Bodied is… a “battle rap” film. This is far from a ubiquitous genre, as Kahn himself has said. Its most obvious predecessor is Curtis Hanson’s 8 Mile (2002) – which now looks (even more) anodyne in the light of Bodied. Kahn is actually no stranger to fellow provocateur Eminem: their video-collaborations date back to 2002’s “Without Me” and Marshall Mathers now serves as sole producer on Bodied. Kahn is happy to riff on 8 Mile at his collaborator’s expense. But whereas that film is an autobiographical fever dream, Bodied revels in the absurdity of battle rap as a practice, uses it to encapsulate the current state of culture in which Kahn lives, breathes and tweets.

We see this subculture through the eyes of Adam, (Calum Worthy): this lanky, pasty-faced white kid plans to write his grad-student thesis on the poetics of battle rap but is sidetracked after discovering his own surprising skills in the lyrical field. The lifestyle of the (not so) rich and (not so) famous prove enticing: Adam dives headfirst into Fight Club-esque subterranean chambers where, in the arena of rap, anything goes. Down here, the limits of free speech are tested – what consequences can and/or do words have?

Adam soon learns that the only way to be successful is to lean into the stereotypes of his opponents… and before we know it we’re in an unmoderated YouTube comment section, slur after slur only making the crowd louder and louder. With a script upon which Kahn collaborated with ex-battle-rapper Alex “Kid Twist” Larsen, the bars that these fictional rappers proceed to spew are more cohesive than any humanly-possible retort. And that’s half the fun: the oneupmanship extends to ludicrous lengths where it feels like the entire Urban Dictionary has been printed, filed, verbally reconfigured and weaponised.

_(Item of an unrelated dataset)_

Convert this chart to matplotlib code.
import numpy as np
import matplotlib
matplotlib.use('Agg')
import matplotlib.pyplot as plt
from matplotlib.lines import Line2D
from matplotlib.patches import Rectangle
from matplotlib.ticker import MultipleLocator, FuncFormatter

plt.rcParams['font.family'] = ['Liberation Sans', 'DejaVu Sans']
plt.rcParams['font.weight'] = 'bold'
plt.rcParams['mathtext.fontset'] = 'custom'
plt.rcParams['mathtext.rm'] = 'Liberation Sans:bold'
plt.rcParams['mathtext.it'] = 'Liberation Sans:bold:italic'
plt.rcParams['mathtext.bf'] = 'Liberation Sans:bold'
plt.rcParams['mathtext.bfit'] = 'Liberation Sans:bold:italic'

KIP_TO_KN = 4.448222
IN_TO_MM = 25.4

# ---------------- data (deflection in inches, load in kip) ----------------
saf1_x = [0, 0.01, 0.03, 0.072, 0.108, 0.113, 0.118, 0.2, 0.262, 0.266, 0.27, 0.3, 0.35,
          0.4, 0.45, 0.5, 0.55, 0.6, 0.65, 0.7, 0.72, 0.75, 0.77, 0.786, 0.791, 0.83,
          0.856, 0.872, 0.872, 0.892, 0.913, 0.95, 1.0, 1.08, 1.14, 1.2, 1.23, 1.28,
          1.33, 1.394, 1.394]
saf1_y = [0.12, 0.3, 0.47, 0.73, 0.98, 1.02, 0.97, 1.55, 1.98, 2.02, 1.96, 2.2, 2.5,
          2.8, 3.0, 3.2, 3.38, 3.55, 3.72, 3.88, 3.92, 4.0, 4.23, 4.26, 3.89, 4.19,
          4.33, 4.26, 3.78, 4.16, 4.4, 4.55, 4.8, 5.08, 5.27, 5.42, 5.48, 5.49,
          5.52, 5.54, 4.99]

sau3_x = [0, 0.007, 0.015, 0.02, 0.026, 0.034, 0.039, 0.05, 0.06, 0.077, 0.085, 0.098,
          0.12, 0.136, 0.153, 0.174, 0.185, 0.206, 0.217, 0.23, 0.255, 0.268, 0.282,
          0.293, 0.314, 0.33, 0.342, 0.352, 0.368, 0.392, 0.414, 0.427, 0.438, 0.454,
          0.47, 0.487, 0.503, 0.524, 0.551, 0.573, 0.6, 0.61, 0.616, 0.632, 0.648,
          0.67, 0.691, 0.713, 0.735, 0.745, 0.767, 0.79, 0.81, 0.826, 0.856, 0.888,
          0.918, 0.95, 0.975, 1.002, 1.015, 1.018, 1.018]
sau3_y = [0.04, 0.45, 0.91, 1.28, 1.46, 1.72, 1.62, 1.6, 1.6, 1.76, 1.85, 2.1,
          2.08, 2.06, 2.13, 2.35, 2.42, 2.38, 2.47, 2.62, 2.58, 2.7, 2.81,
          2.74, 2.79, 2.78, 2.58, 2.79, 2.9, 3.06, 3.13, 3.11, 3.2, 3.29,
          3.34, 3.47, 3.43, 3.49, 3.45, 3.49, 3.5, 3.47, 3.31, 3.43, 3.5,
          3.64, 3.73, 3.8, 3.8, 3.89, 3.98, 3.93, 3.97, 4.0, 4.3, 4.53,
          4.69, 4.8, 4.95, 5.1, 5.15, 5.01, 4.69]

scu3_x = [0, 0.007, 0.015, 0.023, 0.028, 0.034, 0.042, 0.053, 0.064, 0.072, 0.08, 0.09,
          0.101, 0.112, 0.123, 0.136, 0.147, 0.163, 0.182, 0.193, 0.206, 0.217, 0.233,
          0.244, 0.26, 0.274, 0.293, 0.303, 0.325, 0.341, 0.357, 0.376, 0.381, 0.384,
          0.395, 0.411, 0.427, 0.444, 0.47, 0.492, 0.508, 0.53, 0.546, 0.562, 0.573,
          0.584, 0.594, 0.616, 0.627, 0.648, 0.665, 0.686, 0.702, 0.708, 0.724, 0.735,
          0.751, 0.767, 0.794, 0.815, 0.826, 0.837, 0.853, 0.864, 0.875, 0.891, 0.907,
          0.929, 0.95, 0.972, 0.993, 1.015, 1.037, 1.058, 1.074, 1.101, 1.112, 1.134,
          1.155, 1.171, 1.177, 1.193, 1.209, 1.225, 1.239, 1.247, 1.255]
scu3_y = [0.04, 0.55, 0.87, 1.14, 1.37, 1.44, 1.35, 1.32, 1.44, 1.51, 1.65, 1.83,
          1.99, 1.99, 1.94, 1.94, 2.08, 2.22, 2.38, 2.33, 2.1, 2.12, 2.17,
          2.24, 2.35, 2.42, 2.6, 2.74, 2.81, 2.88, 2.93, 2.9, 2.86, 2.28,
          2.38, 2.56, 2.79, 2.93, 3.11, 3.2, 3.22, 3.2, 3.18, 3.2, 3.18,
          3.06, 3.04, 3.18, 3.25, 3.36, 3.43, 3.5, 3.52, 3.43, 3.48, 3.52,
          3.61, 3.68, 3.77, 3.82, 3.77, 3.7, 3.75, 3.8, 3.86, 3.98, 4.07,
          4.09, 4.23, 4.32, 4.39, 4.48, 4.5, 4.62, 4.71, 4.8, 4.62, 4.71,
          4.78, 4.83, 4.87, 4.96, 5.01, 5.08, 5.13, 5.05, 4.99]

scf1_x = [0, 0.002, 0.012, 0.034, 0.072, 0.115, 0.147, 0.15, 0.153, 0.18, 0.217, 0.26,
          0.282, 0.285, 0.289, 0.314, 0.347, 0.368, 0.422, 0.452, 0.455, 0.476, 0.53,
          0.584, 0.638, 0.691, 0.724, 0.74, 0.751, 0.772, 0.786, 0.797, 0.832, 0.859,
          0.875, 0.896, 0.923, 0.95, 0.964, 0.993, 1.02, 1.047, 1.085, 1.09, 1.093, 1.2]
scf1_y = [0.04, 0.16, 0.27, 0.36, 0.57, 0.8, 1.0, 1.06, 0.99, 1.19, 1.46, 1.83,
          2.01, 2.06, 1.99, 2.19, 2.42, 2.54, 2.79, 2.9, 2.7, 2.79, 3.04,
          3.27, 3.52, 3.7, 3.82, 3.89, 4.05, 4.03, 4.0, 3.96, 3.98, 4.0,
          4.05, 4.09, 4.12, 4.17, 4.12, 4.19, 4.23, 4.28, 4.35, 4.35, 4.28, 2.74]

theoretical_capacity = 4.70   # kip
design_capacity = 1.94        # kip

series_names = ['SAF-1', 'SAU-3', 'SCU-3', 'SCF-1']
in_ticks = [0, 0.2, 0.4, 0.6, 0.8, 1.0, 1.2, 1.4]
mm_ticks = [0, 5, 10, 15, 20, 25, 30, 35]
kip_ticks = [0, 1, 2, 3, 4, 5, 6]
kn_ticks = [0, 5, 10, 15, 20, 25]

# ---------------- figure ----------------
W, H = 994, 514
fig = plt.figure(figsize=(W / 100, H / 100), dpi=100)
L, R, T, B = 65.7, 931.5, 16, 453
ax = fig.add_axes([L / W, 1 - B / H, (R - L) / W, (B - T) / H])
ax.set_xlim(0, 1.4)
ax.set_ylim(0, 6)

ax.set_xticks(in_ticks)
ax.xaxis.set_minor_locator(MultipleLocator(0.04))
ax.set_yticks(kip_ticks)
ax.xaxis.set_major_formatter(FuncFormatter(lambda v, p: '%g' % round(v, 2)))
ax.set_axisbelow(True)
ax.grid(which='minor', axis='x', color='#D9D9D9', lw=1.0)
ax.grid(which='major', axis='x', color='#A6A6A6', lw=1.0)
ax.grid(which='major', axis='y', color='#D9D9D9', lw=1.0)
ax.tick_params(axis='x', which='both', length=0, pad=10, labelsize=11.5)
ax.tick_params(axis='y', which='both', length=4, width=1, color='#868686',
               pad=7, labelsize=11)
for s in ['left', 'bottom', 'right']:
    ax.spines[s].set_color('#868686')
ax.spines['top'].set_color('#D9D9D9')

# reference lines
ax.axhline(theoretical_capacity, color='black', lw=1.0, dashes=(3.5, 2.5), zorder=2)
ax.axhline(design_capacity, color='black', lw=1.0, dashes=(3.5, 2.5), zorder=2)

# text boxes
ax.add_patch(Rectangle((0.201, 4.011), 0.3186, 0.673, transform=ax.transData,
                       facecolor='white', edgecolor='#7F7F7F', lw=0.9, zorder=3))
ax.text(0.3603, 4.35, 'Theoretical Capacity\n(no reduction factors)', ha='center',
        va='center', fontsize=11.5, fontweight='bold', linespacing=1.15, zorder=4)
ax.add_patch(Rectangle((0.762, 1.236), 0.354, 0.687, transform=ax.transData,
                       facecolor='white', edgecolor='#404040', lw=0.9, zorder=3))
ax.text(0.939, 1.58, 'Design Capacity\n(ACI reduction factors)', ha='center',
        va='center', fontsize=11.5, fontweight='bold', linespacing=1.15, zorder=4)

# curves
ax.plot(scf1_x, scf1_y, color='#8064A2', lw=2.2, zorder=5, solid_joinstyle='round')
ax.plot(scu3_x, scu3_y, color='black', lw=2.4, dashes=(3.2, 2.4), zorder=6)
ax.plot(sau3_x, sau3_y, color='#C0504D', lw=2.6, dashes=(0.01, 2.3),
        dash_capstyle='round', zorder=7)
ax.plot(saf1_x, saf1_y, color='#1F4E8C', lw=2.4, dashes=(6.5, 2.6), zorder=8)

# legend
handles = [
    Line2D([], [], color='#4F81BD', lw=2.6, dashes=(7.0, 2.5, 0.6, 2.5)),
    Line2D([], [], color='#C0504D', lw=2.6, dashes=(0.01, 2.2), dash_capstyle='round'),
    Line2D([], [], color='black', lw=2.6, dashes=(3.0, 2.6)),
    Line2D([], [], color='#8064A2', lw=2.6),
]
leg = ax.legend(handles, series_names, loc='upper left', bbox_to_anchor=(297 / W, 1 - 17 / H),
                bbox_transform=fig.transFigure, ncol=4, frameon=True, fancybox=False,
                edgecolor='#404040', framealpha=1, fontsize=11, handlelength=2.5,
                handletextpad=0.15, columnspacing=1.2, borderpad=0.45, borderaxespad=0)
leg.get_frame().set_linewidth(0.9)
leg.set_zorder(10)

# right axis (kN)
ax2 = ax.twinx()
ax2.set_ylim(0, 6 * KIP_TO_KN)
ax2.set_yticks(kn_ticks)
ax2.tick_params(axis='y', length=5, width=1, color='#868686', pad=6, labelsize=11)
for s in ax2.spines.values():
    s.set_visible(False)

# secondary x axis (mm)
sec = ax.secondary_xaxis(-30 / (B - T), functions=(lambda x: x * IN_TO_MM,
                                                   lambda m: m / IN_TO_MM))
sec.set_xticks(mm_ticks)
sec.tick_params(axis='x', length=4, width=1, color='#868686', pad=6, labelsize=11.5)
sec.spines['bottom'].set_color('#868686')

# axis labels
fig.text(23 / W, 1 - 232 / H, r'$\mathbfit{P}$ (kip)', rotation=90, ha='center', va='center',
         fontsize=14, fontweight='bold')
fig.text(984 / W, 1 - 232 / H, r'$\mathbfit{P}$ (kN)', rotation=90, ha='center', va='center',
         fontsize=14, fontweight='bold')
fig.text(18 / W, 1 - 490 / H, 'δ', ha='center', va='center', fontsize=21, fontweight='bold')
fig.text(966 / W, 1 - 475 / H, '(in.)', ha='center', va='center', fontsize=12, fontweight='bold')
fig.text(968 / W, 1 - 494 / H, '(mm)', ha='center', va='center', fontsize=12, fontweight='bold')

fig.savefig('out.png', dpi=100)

In an extremely on-brand interview with Buzzfeed, Kahn tells that he wanted to create “a world where a white guy and a black guy could make completely racist jokes against each other … and then they go get a beer together.” It’s a premise that lends itself well to the current state of internet culture – the most heinous shit can be said when you’re hiding behind a mask, or under the guise of performance.

Simultaneously, Bodied interrogates this “identity politics stalemate” and gives room to float all these ideas without doubling down on any particular indictment. The self-reflexive mode it assumes, like all of Kahn’s work, constructs a shield which is effectively invulnerable to criticism. He anticipates your reaction, writes it into the script and then spits some satirical version of yourself back onto the screen… and then laughs at you all over again.

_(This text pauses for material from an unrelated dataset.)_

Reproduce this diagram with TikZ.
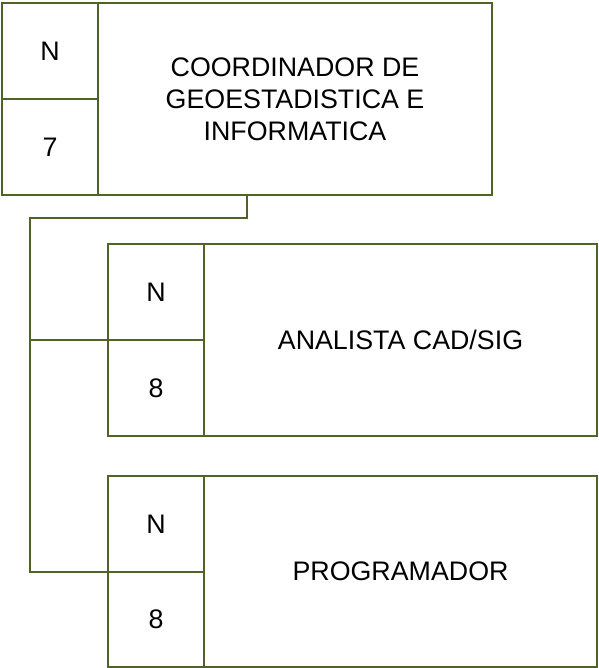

It’s the cinematic equivalent of the “I forced a bot” Twitter meme about making a neural net watch a thousand hours of any given television show and produce a script - except Kahn’s bot was forced to scroll 2018's entire Twitter feed and produce a film around that, while exposing itself as the fake bot that it really is in the process. We see ourselves in the film, our assumptions are challenged, and Kahn tries to deconstruct the who, what, where and how of our preconceptions.

At one critical juncture, Adam discovers that his mentor/idol, battle rap veteran Behn Grymm (Jackie Long) is a family-man game-designer, a far cry from the thug persona with which he armours himself. Adam is taken aback, and Kahn subverts this trope while pointing a finger at the audience for assuming that was ever the case.

During such startling moments, one is grateful that Kahn takes a break from the lucrative world of music video and puts his “millions” on the line for these things. Bodied serves up entertainment that’s as exciting as it is insightful: a crucial airing of unspoken prejudices powered with sufficient energy to move mountains… Are we ready for it?

Bodied is playing 18 August at Hoyts.